1920s, Books, editing, fantasy, goals, humor, publishing, writing

Joyful Work

Those of you who enjoyed Magic Most Deadly will be happy to know that I am currently hard at work on revisions of the sequel (thus far, the working title of Magic in Disguise seems to be sticking). You might remember me posting here a few months back that I had finished the first draft? Now I’m filling it out, deepening it and padding it, putting events in their proper order, inserting clues (now that I know both the point of the crime and the criminal, two things I was clueless on when I started the first draft), creating a few red herrings, all that fun stuff.

I know some writers who dump everything into their first draft, and then spend subsequent drafts pruning, cutting away words and tightening it all up. That is not how I craft my stories. No, my first drafts are always the barest of bones (as a teen, I used to write my first drafts as scripts – just dialogue and a few terse “stage directions”), which then have to get filled out a little more in each draft. Right now my chapters stand at about 2500-3000 words each – I need to get them to 4000-4500 by the final draft. Whew!

It’s fun, though. And it’s fun to challenge myself by seeing if I can include enough background details in each scene to keep my beta readers from saying “more details! We need more details!” (I’ve never yet managed it, but it’s a goal). Today, for example, I spent some time figuring out the layout and general decor of Len’s London flat. While the readers of Magic in Disguise won’t necessarily need to know that the flat has two bedrooms, and the exact location of the cloakroom, or what the color scheme is of the dining room, having all that information at my fingertips will make it easier to sneak in subtle details to fill out the story and make it more vivid.

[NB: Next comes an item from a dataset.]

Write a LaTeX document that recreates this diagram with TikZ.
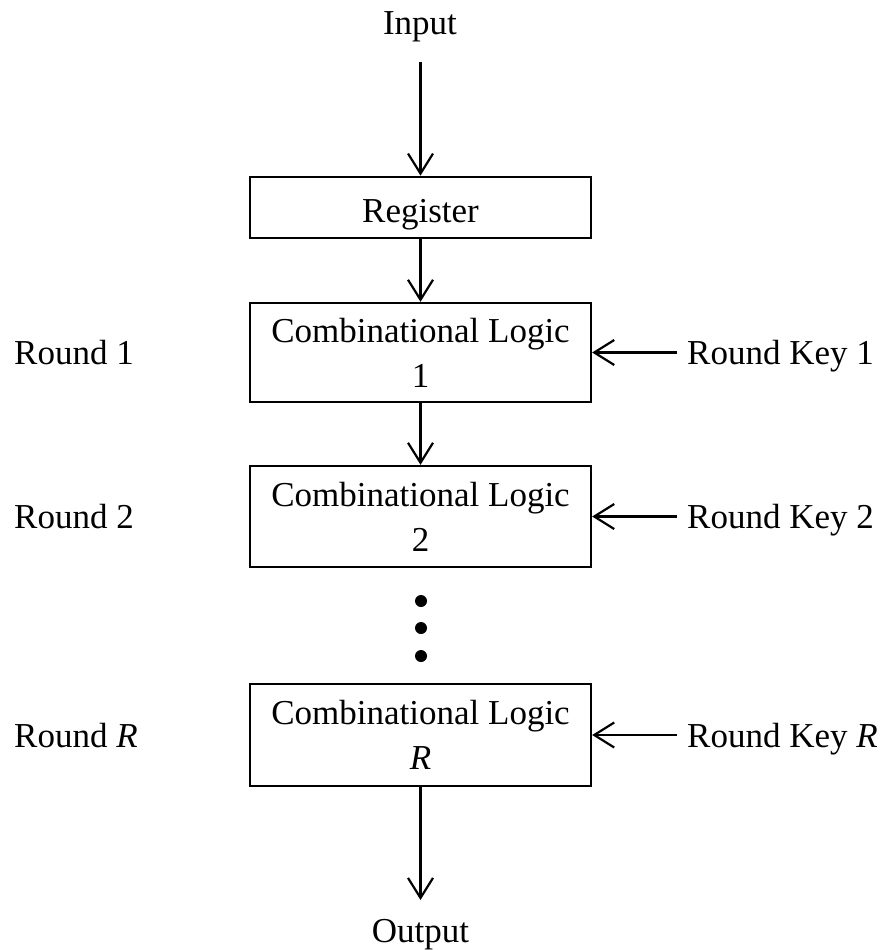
\documentclass[tikz,border=0pt]{standalone}
\usepackage{fontspec}
\setmainfont{Liberation Serif}
\usetikzlibrary{arrows.meta}
\begin{document}
\begin{tikzpicture}[x=1pt,y=-1pt,font=\fontsize{35}{45}\selectfont,
  box/.style={draw,line width=2.3pt,minimum width=341pt,inner sep=0pt,align=center},
  arr/.style={line width=2.2pt,-{Straight Barb[length=20pt,width=25pt,line width=2.2pt]}},
  lbl/.style={anchor=base west,inner sep=0pt},
  dotc/.style={circle,fill=black,inner sep=0pt,minimum size=12pt}]
\useasboundingbox (0,0) rectangle (884,950);
\node[anchor=base,inner sep=0pt] (in) at (420,35) {Input};
\node[box,line width=2.7pt,minimum height=61pt,text height=29pt,text depth=0pt] (reg) at (420.5,207.5) {Register};
\node[box,minimum height=99pt] (c1) at (420.5,352.5) {Combinational Logic\\1};
\node[box,minimum height=101pt] (c2) at (420.5,516.5) {Combinational Logic\\2};
\node[box,minimum height=102pt] (cR) at (420.5,735) {Combinational Logic\\\textit{R}};
\node[anchor=base,inner sep=0pt] (out) at (420.5,942) {Output};
\coordinate (inS) at (420.5,62);
\coordinate (outE) at (420.5,900);
\draw[arr] (inS) -- (reg.north);
\draw[arr] (reg.south) -- (c1.north);
\draw[arr] (c1.south) -- (c2.north);
\draw[arr] (cR.south) -- (outE);
\node[dotc] (d1) at (421,601) {};
\node[dotc] (d2) at (421,628) {};
\node[dotc] (d3) at (421,656) {};
\node[lbl] (r1) at (14,364) {Round 1};
\node[lbl] (r2) at (14,528) {Round 2};
\node[lbl] (rR) at (14,747) {Round \textit{R}};
\node[lbl] (k1) at (687,364) {Round Key 1};
\node[lbl] (k2) at (687,528) {Round Key 2};
\node[lbl] (kR) at (687,747) {Round Key \textit{R}};
\coordinate (k1s) at (677,352.5);
\coordinate (k2s) at (677,516.5);
\coordinate (kRs) at (677,735);
\draw[arr] (k1s) -- (c1.east);
\draw[arr] (k2s) -- (c2.east);
\draw[arr] (kRs) -- (cR.east);
\end{tikzpicture}
\end{document}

More vivid! That’s what I hope for with all my stories – that they live. I have a hard time re-reading Magic Most Deadly these days – my fingers itch to start editing, to fix all the flaws I see in it now, to make all these improvements. But one thing that does still satisfy me with it is how alive it is. Flawed though it might be (hey, it’s a debut novel), creaky though it may be in places, it does live, and that gives me great joy.

I hope that Magic in Disguise, when it is finished, not only is an improved book craft-wise from MMD, but is even more alive than its predecessor. A joyous, laughing, living book (as much as a murder mystery can ever be those things!), which brings as much delight to its readers as it did/does to its writer.

And now I’d best stop talking about writing it, and get back to actually writing the thing …

4 thoughts on “Joyful Work”

  1. Yes! Bring on the details! I totally want to know what Len’s flat looks like.
    I have to say I have a tendency to fall off the detail-description horse on the other side – I need to prune that stuff back. My reader doesn’t need to know at EVERY given second what my MC is doing with his hands, or that there are TWO pottery jars sitting on the mantlepiece (let alone exactly what glaze colour they are, and every other knickknack in the room). To give enough to paint the scene, but not so much that it becomes a boring blow-by-blow description, that’s the art…

    1. I used to write all Talking Heads; I have now worked my way up to including physical characteristics along with the dialogue (“…’Oh dear,’ she said, biting her lip and trying not to wring her hands,” etc), but they are still prone to existing in a vacuum. Where are they standing? What is happening around them? Inside or outside, winter or summer, alone or surrounded by people? WHO KNOWS?

      I’m working on it. 🙂 I’ve also been figuring out more details about Aunt Amelia’s house, and I confess that I would happily describe everyone’s clothing in painstaking detail if I didn’t know that would bore most readers who are not me.

  2. I also write sparingly at first and then flesh out my writing layer by layer, so I never quite identify with writers who end up cutting hundreds of pages. (I’ve only written one novel so far, but seems to me the trend will continue!)